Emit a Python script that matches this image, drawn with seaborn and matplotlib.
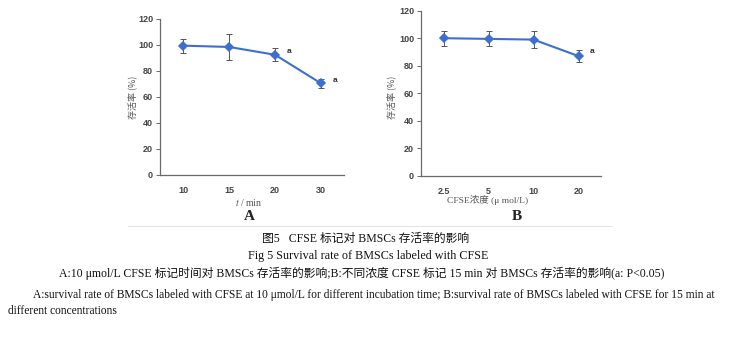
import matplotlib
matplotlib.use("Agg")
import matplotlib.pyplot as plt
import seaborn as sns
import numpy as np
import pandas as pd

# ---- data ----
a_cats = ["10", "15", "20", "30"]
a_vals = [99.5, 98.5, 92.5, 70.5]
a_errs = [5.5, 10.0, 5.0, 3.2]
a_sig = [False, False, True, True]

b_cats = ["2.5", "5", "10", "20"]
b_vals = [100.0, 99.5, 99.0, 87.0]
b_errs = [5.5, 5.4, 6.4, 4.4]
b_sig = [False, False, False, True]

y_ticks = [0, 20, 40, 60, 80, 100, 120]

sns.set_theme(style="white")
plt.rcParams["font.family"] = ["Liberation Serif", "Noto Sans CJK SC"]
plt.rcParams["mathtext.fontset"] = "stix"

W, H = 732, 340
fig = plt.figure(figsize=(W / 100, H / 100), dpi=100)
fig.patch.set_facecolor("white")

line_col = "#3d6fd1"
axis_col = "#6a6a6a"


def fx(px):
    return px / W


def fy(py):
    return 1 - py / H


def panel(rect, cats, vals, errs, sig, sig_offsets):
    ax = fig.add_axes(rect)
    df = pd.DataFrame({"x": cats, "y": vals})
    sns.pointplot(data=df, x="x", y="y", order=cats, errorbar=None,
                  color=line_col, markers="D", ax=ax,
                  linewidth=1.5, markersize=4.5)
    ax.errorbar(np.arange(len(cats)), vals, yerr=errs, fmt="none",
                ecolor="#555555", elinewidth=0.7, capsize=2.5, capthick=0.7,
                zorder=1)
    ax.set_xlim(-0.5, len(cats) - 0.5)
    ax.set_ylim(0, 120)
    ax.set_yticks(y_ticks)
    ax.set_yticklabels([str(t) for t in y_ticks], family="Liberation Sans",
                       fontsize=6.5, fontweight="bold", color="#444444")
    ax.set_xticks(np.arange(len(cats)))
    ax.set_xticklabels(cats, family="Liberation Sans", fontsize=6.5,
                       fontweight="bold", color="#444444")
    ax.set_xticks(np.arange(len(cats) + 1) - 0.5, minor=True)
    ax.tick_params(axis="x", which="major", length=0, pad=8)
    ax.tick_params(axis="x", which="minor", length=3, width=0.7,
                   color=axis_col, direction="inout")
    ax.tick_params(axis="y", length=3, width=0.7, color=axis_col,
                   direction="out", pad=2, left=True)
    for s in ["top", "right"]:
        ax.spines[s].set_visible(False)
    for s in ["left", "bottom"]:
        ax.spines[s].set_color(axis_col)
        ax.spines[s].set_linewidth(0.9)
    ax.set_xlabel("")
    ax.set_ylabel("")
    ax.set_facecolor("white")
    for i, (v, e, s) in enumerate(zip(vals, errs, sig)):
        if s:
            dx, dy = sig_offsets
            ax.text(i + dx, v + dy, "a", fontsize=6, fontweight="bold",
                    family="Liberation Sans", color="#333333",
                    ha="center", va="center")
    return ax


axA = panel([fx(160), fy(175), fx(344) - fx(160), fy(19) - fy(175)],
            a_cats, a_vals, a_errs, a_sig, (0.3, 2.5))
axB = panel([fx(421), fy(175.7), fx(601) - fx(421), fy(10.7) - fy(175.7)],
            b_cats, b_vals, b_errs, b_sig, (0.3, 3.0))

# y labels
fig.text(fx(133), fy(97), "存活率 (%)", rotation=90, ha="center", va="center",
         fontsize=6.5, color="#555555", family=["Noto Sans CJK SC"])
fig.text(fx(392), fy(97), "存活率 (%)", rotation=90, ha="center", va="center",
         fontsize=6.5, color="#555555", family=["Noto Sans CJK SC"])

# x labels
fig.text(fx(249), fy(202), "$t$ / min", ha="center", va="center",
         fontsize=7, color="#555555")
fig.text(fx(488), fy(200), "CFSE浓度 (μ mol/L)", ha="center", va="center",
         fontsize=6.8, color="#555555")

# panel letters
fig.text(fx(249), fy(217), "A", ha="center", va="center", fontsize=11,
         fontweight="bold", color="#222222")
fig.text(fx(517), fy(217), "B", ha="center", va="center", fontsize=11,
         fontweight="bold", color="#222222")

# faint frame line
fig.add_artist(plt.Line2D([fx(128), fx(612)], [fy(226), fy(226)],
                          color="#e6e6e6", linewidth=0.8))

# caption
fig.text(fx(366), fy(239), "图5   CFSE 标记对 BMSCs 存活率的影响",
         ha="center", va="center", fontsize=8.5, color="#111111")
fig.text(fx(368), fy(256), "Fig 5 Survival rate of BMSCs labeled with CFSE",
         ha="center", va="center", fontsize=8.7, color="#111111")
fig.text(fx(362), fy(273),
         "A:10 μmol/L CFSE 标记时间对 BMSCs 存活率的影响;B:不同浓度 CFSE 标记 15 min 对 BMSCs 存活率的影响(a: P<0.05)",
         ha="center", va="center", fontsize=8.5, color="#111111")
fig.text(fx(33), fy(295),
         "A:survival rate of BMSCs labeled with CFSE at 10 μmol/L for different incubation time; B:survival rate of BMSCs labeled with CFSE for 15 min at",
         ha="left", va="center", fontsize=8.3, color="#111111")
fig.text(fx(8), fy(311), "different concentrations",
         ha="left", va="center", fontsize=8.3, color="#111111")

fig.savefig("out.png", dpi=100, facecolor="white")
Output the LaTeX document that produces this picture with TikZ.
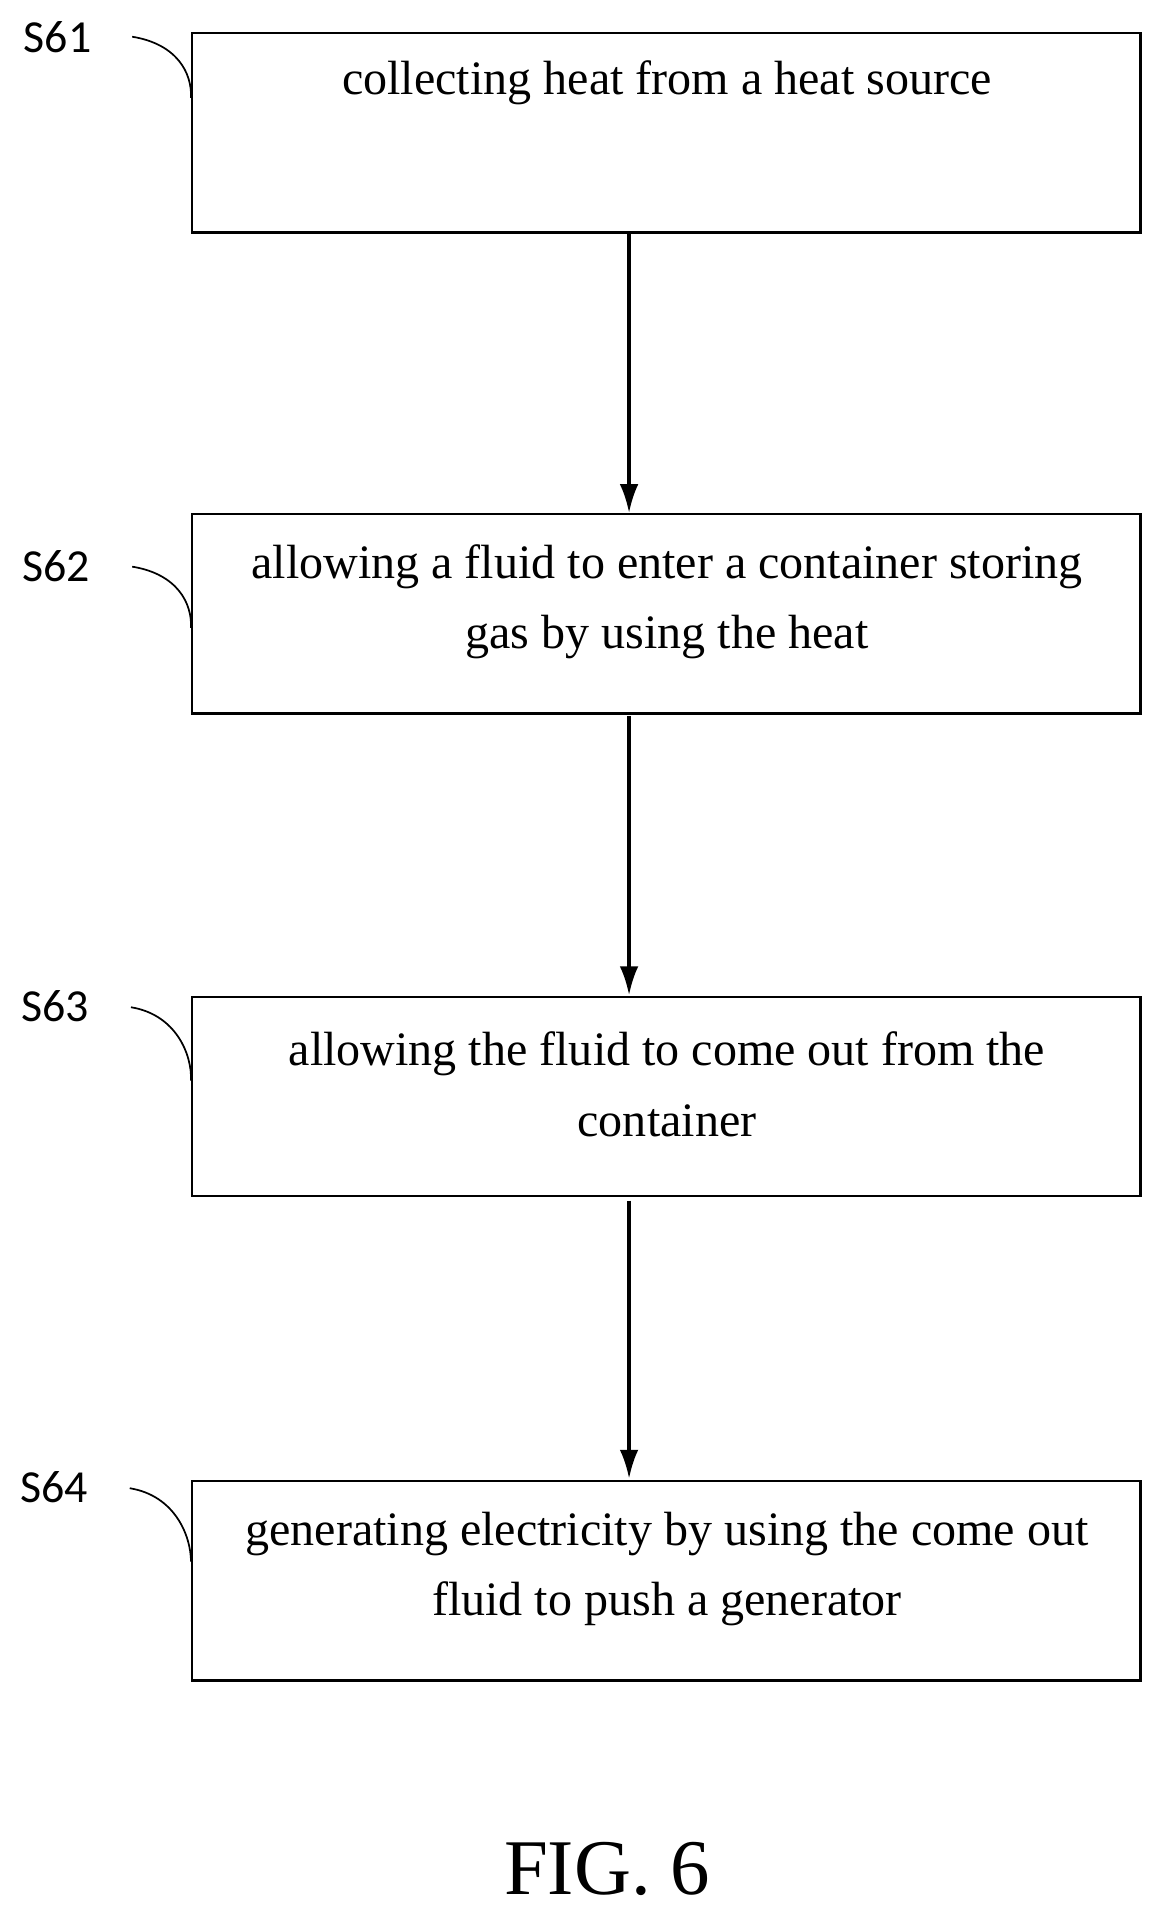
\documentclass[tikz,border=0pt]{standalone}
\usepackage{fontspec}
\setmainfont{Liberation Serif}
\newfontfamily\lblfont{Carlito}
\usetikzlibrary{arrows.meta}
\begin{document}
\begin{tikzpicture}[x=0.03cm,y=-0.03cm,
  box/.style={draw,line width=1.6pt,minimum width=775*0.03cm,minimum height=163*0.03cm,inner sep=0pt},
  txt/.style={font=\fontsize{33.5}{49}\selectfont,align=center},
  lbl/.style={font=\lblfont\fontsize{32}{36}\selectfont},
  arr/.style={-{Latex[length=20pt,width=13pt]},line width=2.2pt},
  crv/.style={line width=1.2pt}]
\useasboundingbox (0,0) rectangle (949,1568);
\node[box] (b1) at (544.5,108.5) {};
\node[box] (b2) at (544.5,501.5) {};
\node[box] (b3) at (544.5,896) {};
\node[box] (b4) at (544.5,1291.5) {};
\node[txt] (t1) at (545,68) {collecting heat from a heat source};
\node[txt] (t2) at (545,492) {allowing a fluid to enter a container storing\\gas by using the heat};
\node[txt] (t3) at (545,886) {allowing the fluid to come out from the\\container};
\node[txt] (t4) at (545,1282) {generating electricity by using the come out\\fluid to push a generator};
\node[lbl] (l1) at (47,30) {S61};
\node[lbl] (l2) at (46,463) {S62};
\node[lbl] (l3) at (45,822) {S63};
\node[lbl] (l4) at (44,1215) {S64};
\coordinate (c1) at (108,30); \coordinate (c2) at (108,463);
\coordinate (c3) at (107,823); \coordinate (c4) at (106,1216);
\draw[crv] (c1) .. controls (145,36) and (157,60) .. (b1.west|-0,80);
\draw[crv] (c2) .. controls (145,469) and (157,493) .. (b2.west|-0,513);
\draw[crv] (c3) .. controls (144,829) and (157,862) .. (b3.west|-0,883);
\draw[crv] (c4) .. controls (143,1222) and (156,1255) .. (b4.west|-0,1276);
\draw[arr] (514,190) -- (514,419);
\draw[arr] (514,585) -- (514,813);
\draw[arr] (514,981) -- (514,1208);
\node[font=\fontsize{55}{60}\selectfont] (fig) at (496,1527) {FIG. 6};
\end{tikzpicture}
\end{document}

▸ **What is required**:
Leave the pictures out and please restate exactly the lines running from the start of the material through the one with "a_sig = [False, False, True, True]".

▸ **Task result**:
Emit a Python script that matches this image, drawn with seaborn and matplotlib.
import matplotlib
matplotlib.use("Agg")
import matplotlib.pyplot as plt
import seaborn as sns
import numpy as np
import pandas as pd

# ---- data ----
a_cats = ["10", "15", "20", "30"]
a_vals = [99.5, 98.5, 92.5, 70.5]
a_errs = [5.5, 10.0, 5.0, 3.2]
a_sig = [False, False, True, True]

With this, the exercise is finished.